Russia has begun an invasion of Ukraine. What seemed impossible — “Do the Russians want war? But of course not, never” — has happened. A person who is ready to turn Russian boys into unknown soldiers, and in the absence of aggression against Russia cynically appeals to the memory of World War II, is using it as a historical shield to defend himself.
Putin is an armchair expert with the powers of the president of a nuclear power. And by the way, it was largely because Ukraine turned its nuclear weapons over to Russia that Crimea remained in Ukraine in the early 1990s. For this armchair expert it is insufficient to rule in his own country, where he has completely suppressed the opposition and civil society, he needs the whole world.
For the moment, this world does not live according to his rules, but now there will be an operation to enforce life according to these rules without rules. As Putin has put it, the “Soviet totalitarian regime” incorrectly divided the territory of the empire, limiting the rights of ethnic Russians, and now the time has come to redistribute the territory of the empire — already a former empire — anew.

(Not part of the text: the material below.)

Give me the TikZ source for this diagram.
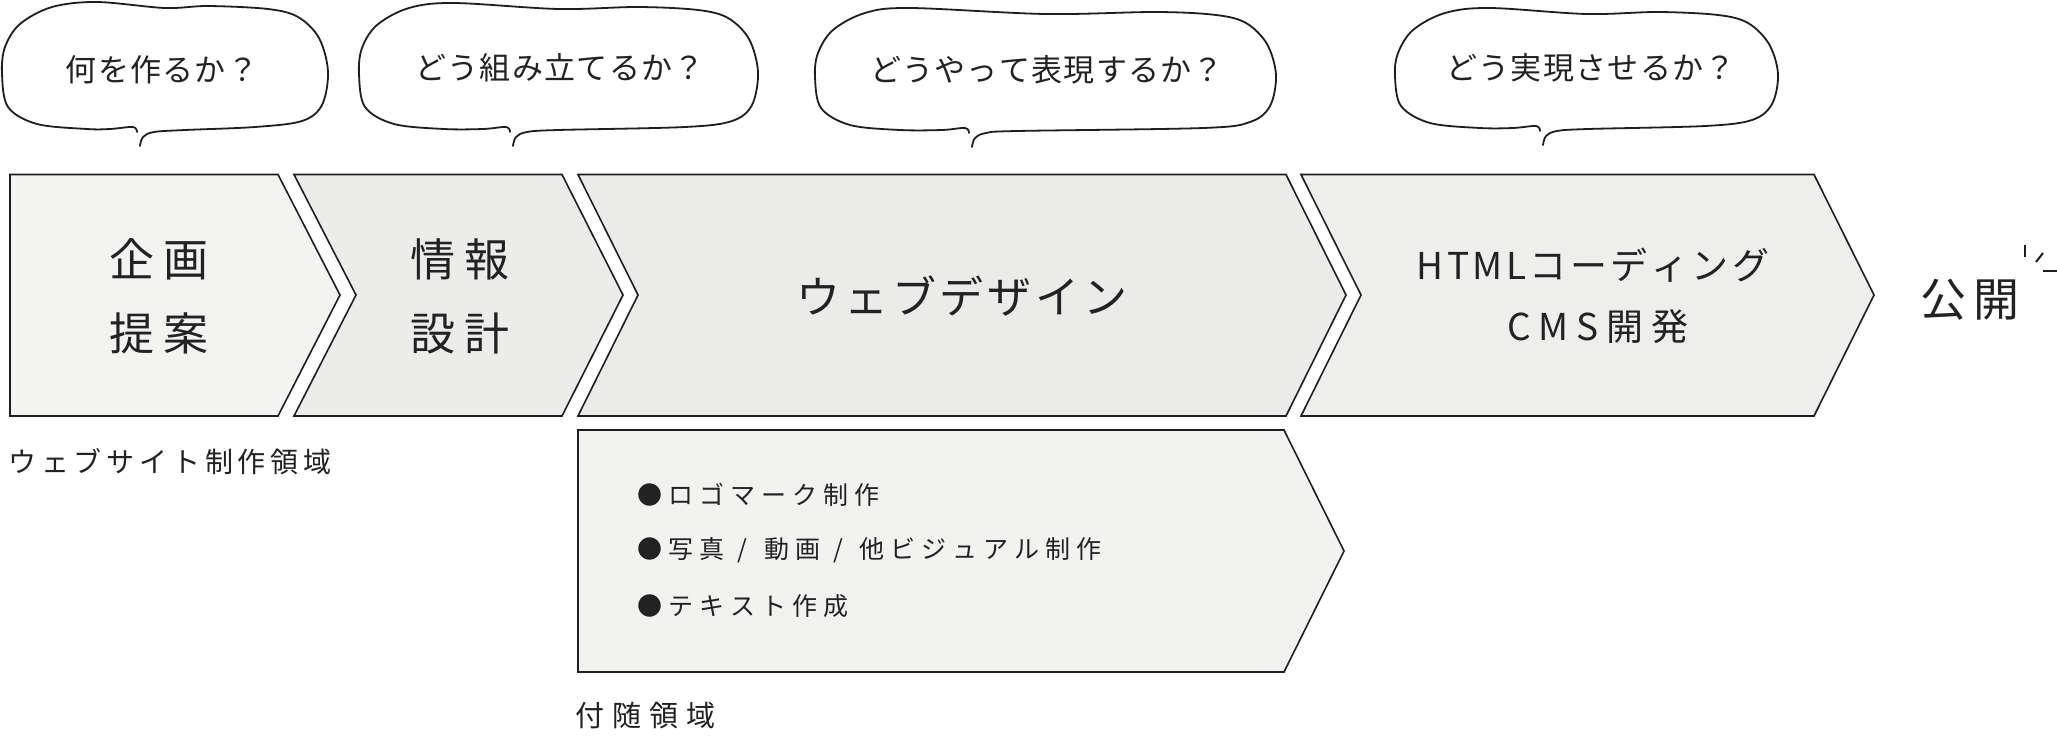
\documentclass[tikz,border=0pt]{standalone}
\usepackage{fontspec}
\newfontfamily\jp{Noto Sans CJK JP}
\makeatletter
\newcommand\spaced[2]{\def\sp@sep{}\@tfor\sp@c:=#2\do{\sp@sep\sp@c\def\sp@sep{\kern#1}}}
\makeatother
\newcommand\jsl{\kern7pt/\kern11pt}
\definecolor{linec}{HTML}{1E1E1E}
\definecolor{textc}{HTML}{222222}
\definecolor{fillA}{HTML}{F3F3F1}
\definecolor{fillB}{HTML}{ECECEA}
\definecolor{fillC}{HTML}{EBEBE9}
\definecolor{fillD}{HTML}{EEEEEC}
\definecolor{fillE}{HTML}{F2F2F0}
\tikzset{
  chev/.style={draw=linec, line width=1.6pt, line join=miter},
  bub/.style={draw=linec, line width=1.8pt, line cap=round, line join=round},
  spark/.style={draw=linec, line width=2pt},
  txt/.style={inner sep=0pt, text=textc},
  tbub/.style={txt, font=\jp\fontsize{31}{36}\selectfont},
  tbig/.style={txt, font=\jp\fontsize{45}{52}\selectfont},
  tmid/.style={txt, font=\jp\fontsize{44}{52}\selectfont},
  thtml/.style={txt, font=\jp\fontsize{37}{44}\selectfont},
  tlab/.style={txt, font=\jp\fontsize{28}{34}\selectfont},
  tbul/.style={txt, anchor=west, font=\jp\fontsize{25}{30}\selectfont},
}
% L R T B X
\newcommand\bubble[5]{%
\draw[bub] plot[smooth,tension=0.55] coordinates {
 ({#5},{#4+17}) ({#5+3},{#4+8}) ({#5+14},{#4+3}) ({#5+45},{#4+1})
 ({#2-73},{#4-2}) ({#2-26},{#4-8}) ({#2-6},{#4-24}) ({#2},{(#3+#4)/2+6})
 ({#2-9},{#3+36}) ({#2-30},{#3+15}) ({#2-60},{#3+7}) ({#2-120},{#3+4})
 ({(#1+#2)/2},{#3+6}) ({#1+95},{#3}) ({#1+50},{#3+5}) ({#1+18},{#3+22})
 ({#1+3},{#3+45}) ({#1},{(#3+#4)/2+8}) ({#1+6},{#4-22}) ({#1+35},{#4-5})
 ({#1+85},{#4}) ({#5-30},{#4}) ({#5-7},{#4-2}) ({#5-3},{#4+3})
};}
\begin{document}
\begin{tikzpicture}[x=1pt,y=-1pt]
\useasboundingbox (0,0) rectangle (2057,737);
\fill[white] (0,0) rectangle (2057,737);

% speech bubbles
\bubble{2}{328}{2}{129}{140}
\bubble{359}{758}{3}{129}{513}
\bubble{815}{1276}{8}{130}{972}
\bubble{1395}{1778}{8}{128}{1543}
\node[tbub] (q1) at (162,70) {\spaced{1.3pt}{何を作るか？}};
\node[tbub] (q2) at (560,68) {\spaced{1.3pt}{どう組み立てるか？}};
\node[tbub] (q3) at (1047,70) {\spaced{1.3pt}{どうやって表現するか？}};
\node[tbub] (q4) at (1591,68) {\spaced{1.3pt}{どう実現させるか？}};

% chevrons
\draw[chev, fill=fillA] (10,174.5) -- (278,174.5) -- (340,295) -- (278,416) -- (10,416) -- cycle;
\draw[chev, fill=fillB] (294,174.5) -- (562,174.5) -- (623,295) -- (562,416) -- (294,416) -- (356,295) -- cycle;
\draw[chev, fill=fillC] (578,174.5) -- (1286,174.5) -- (1346,295) -- (1286,416) -- (578,416) -- (638,295) -- cycle;
\draw[chev, fill=fillD] (1301,174.5) -- (1814,174.5) -- (1874,295) -- (1814,416) -- (1301,416) -- (1361,295) -- cycle;
\draw[chev, fill=fillE] (578,430) -- (1284,430) -- (1344,551) -- (1284,672) -- (578,672) -- cycle;

\node[tbig] (kikaku) at (159,259) {\spaced{10pt}{企画}};
\node[tbig] (teian) at (159,333) {\spaced{10pt}{提案}};
\node[tbig] (joho) at (460,259) {\spaced{10pt}{情報}};
\node[tbig] (sekkei) at (460,333) {\spaced{10pt}{設計}};
\node[tmid] (design) at (962,296) {\spaced{3.7pt}{ウェブデザイン}};
\node[thtml] (html) at (1593,265) {\spaced{3.5pt}{HTMLコーディング}};
\node[thtml] (cms) at (1598,327) {\spaced{8pt}{CMS開発}};
\node[tbig, font=\jp\fontsize{46}{52}\selectfont] (kokai) at (1970,300) {\spaced{7pt}{公開}};
\draw[spark] (2025,245) -- (2025,257);
\draw[spark] (2036,262) -- (2043,253);
\draw[spark] (2043,271) -- (2057,271);

\node[tlab] (web) at (170,462) {\spaced{4.8pt}{ウェブサイト制作領域}};
\node[tlab, font=\jp\fontsize{29}{34}\selectfont] (fuzui) at (645.5,715) {\spaced{8pt}{付随領域}};

\node[tbul] (b1) at (637,495) {\spaced{6pt}{●ロゴマーク制作}};
\node[tbul] (b2) at (637,550) {\spaced{6pt}{●写真\jsl 動画\jsl 他ビジュアル制作}};
\node[tbul] (b3) at (637,606) {\spaced{6pt}{●テキスト作成}};
\end{tikzpicture}
\end{document}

An “escalation on the border,” a provocation organized by the Kremlin itself, is being used as a pretext for the invasion. That old Stalinist recipe. As in the case of Finland in 1939, the most important task of a military campaign, a minimally rational goal, is absent.
In Putin’s speech there is a motif with historical resonance from that year of 1939, when in September Western Ukraine and Western Belorussia were annexed and Poland dismembered. This is the concept of the “liberation” of fraternal peoples from a hostile government, in Putin’s words, “the protection of people.” In the case of 2022, external force will determine for the people, who chose a president for themselves in free elections, what kind of leadership they should have.
The “demilitarization” and “denazification” of Ukraine — this is that very same Stalinist motif of “liberation,” the representation of the legally elected authorities of a foreign country as enemies of its own people, in Putin’s words, a “junta.” And referring to the UN Charter and international law in this situation looks, to put it delicately, completely inappropriate.
“Strength and readiness to fight are the foundation of independence and sovereignty” – this really is something amazing. Putin has simply transformed the idea of sovereignty into a fetish, a justification for war. This amounts to extremely archaic thinking from the first half of the 20th century.
The cynical cloaking of aggression with the memory of the Great Patriotic War (World War II) is also a predictable tactic. While preparing for the invasion, Putin placed wreaths at the tomb of the Unknown Soldier.
A person who is ready to turn Russian boys into unknown soldiers, moreover in the absence of any aggression toward Russia, calls upon the memory of that great war, using it as a historical shield to defend himself. And he covers himself with a human shield, consisting of those who should have lived and not died, worked peacefully, and not fought. For Putin, the people of Russia are a cartridge, disposable material to diminish the imperial phantom pains that torment him.
None of those who surround Putin could stop the war, or even in some way influence this catastrophic decision by the president. His war cabinet only assented amid stammers. The “Politburo,” sitting at a respectful distance from the president, was presented to the world and has now been “anointed” with overall responsibility for the war.
Since the suppression of protests in early 2021, there are no figures left in the Russian government who are capable of contradicting Putin. The final brick has been set in place in the house of autocracy.
What has taken place is far more serious in its political, moral and psychological consequences than the operation in Georgia in 2008, the Crimean campaign and even the war in the Donbass in 2014-2015.
Of course, average Russians, “lazy militarists” watching the war on television or on the screens of their computers and listening to the history lectures of the commander-in-chief, have not yet realized this.
The realization will come later.
And perhaps they will even sober up.